• "o zaman özel harekâa daire başkanı ibrahim şahin'di. mecit baskın, altındağ nüfus müdürü'ydü. bize söylenen bu kişinin emniyete intikalini sağlamaktı. bilgisine başvurulacağı söylendi. oğuz yorulmaz, ercan ersoy ve ben gidip altındağ nüfus müdürlüğü'nden emniyete davet ettik. ayhan akça, ziya bandırmalıoğlu, seyfettin lap ve ahmet sakarya'nın olduğu araçta mecit baskın emniyete götürüldü. sonra ibrahim şahin, 'gidin onlarla buluşun' dedi. gölbaşı'na, yanlarına gittiğimizde baskın'ın ölmüş olduğunu gördük. kim öldürdü bilmiyorum. ayhan akça ile kavga ettik, 'bu ne biçim görev' dedim. 'bu işi daire başkanı biliyor, karışma' dedi. yumruklaştık. sonra oradan uzaklaştık. ceset orada kaldı. olay yerinde ayhan akça, ziya bandırmalıoğlu, seyfettin lap, ayhan özkan, ahmet sakarya vardı. biz oğuz yorulmaz ve ercan ersoy ile birlikte aynı araçla sonradan gitmiştik. o günden sonra onlarla emniyetteki ilişkilerimiz bozuldu"

    ayhan çarkın'ın tutuklanmasından sonra verdiği ifadeden...
  • ayhan carkin su anda tutuklu bulundugu cezaevinde yazdigi kitabinda mecit baskin ile ilgili sunlari yazmis:

    "bana ve diğer arkadaşlarıma söylenen ‘gidin altındağ nüfus müdürü mecit baskın isimli şahısla temas kurun, daire başkanlığına getirin’ diye. bir soruşturmayla alakalıymış sözde. iki sefer gittik bulamadık, yoktu. ancak kimlik gösterdik, not yazdım. hatta orada bir görevli vardı, adımı dahi yazdım. birçok şahıs şahittir. tabi şimdi aradan yıllar geçti ama hatırlayan vardır. üçüncü gidişimizde kendisi karşıladı bizi. beyefendi bir adamdı. kendisine olayı anlattık. aynen şöyle hitap etti: ‘hay hay ne demek. tabii ki’ diyerek, bizim daire başkanlığına ait diğer bir arabayla ekip tarafından alındı. bizde keçiören tarafından ulus istikametinden hatta gezerek daire başkanlığına gittik. baktığımızda ne diğer ekip vardı ne şahıs. d.başkanı ile karşılaştık, bilgi verdik. ‘tamam, ne işiniz var burada gidin onlarla buluşun’ diye azarladı…

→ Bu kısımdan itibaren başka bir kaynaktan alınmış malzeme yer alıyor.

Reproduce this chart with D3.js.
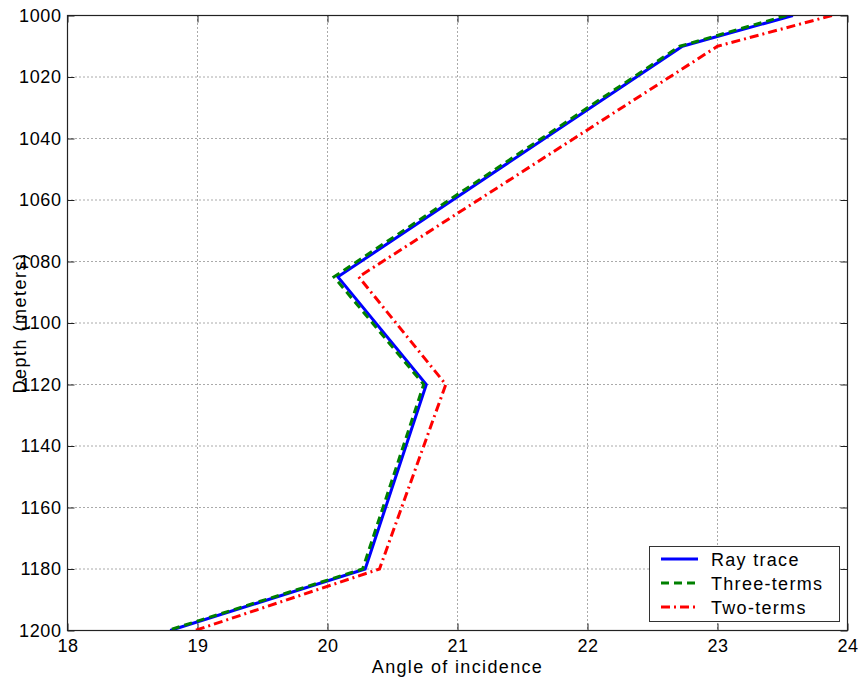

    neyse bize diğerleri ile gölbaşı’nda buluşmamız söylendi. gölbaşı’nın kenarından bir lokantadan sağa döndük. bir müddet gittik ve buluştuğumuzda bir baktık ki adamcağızı metruk bir binada infaz etmişlerdi. neyse biz bağrıştık, karşı çıktık bu ne biçim iş diye. neyse sen karışma dediler. başkanın bilgisi var. küçük kulübe gibi bir yerde infaz etmişlerdi… o sinirle daire başkanlığına gittik. bunun ne anlama geldiğini sorunca makamından fırladı. ağzı köpürürcesine üzerimize gelince oğuz elini beline attı. küfür etti ben araya girdim. bu insana çok üzülmüştük. çok kibar beyefendi bir adamdı… tabi daha sonra bu tür işlerin milli güvenlik kurulu (mgk) kararı olduğu teröre destek verenlerin bir şekilde bertaraf edilmesi gerektiği için görev verildiğini söyleyince oğuz, ercan ben artık her olana asi bir tavır içerisinde olmaya başladık. "

    kaynak: http://gundem.milliyet.com.tr/…/1437947/default.htm
  • cesedi 03.10.1993 tarihinde haymana yolunda bulunmuştur.